Retail shop leases in shopping centres and strip malls often include a demolition clause which allows the landlord to terminate the lease early if they decide to demolish the building in which the premises are located. As long as the landlord complies with the Retail Shop Leases Act (‘RSLA’) and gives at least 6 months’ notice of the demolition to the tenant, the landlord can terminate the lease and pay (limited) compensation for the fit out. Interestingly, this does not include the new fit out, loss of income or loss of their business, as discovered by the tenants in Laldy Pty Ltd v Archer & Ors [2016] QSC 257.

In this case the landlord gave notice to two of its retail tenants ending their leases and requiring them to vacate in order to carry out demolition works. The tenants sought compensation for loss of revenue for the unexpired portion of their leases. A dispute arose between the parties as to the amount of compensation the tenants were entitled to under the RSLA.

Each lease contained clauses compliant with the RSLA. The landlord proposed to terminate each lease on 18 November 2018 and offered compensation for the value of the tenants’ existing fit outs, acknowledging that the landlord was liable to do so under section 46K of the RSLA.
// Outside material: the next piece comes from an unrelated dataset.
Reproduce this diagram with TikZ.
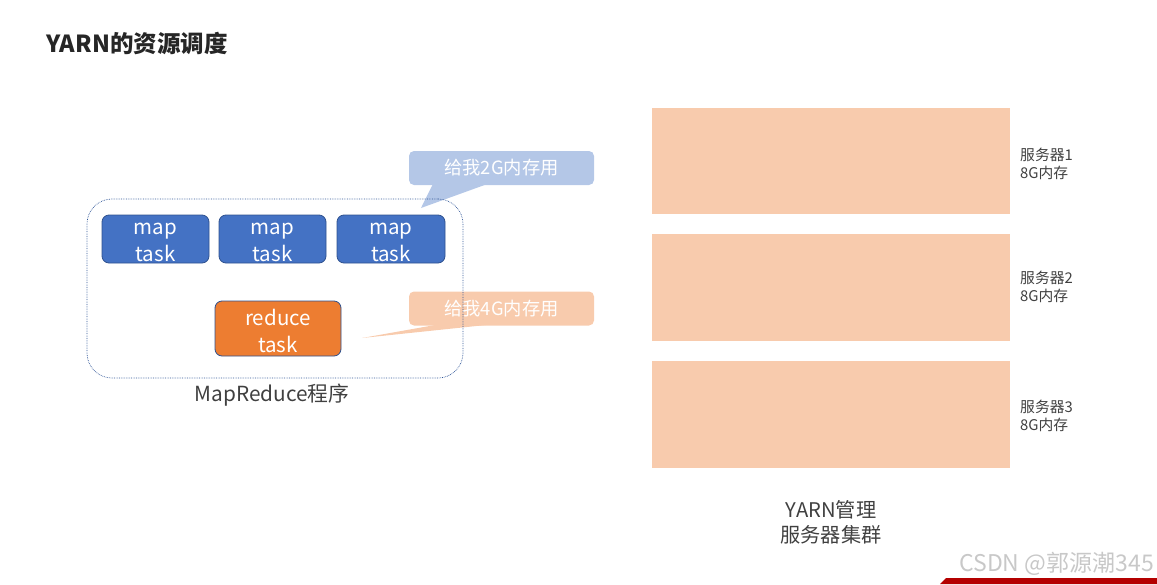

However, the tenants argued they were also entitled to compensation under section 43(1)(f) of the RSLA as there was still 2 years left to run on their leases. Central to the tenants’ argument was that the demolition works caused them to vacate the premises “before the end of the lease”, thereby triggering the application of section 43(1)(f).

The court acknowledged section 43 was implied into the leases, but its application was only enlivened in circumstances where a demolition causes the tenant to vacate before the end of the lease. Unfortunately for the tenants, the lease ended on 18 November 2018 and the demolition works were due to commence after this date.

The fact that demolition works were to occur after the tenant no longer (legally) occupied the premises demonstrated that it was not the demolition works that caused the tenant to vacate, but rather a valid termination of the lease.

The focus of section 43 is to compensate for acts which occur during the currency of the lease and which interfere with a tenant’s use and enjoyment of the premises. In this case the tenants failed to show that the demolition works, not merely the prospect of them, caused them to vacate the shop before the end of the lease.

By way of comparison, had the landlord commenced the demolition works before 18 November 2018, then this would have enlivened section 43 due to the disturbance.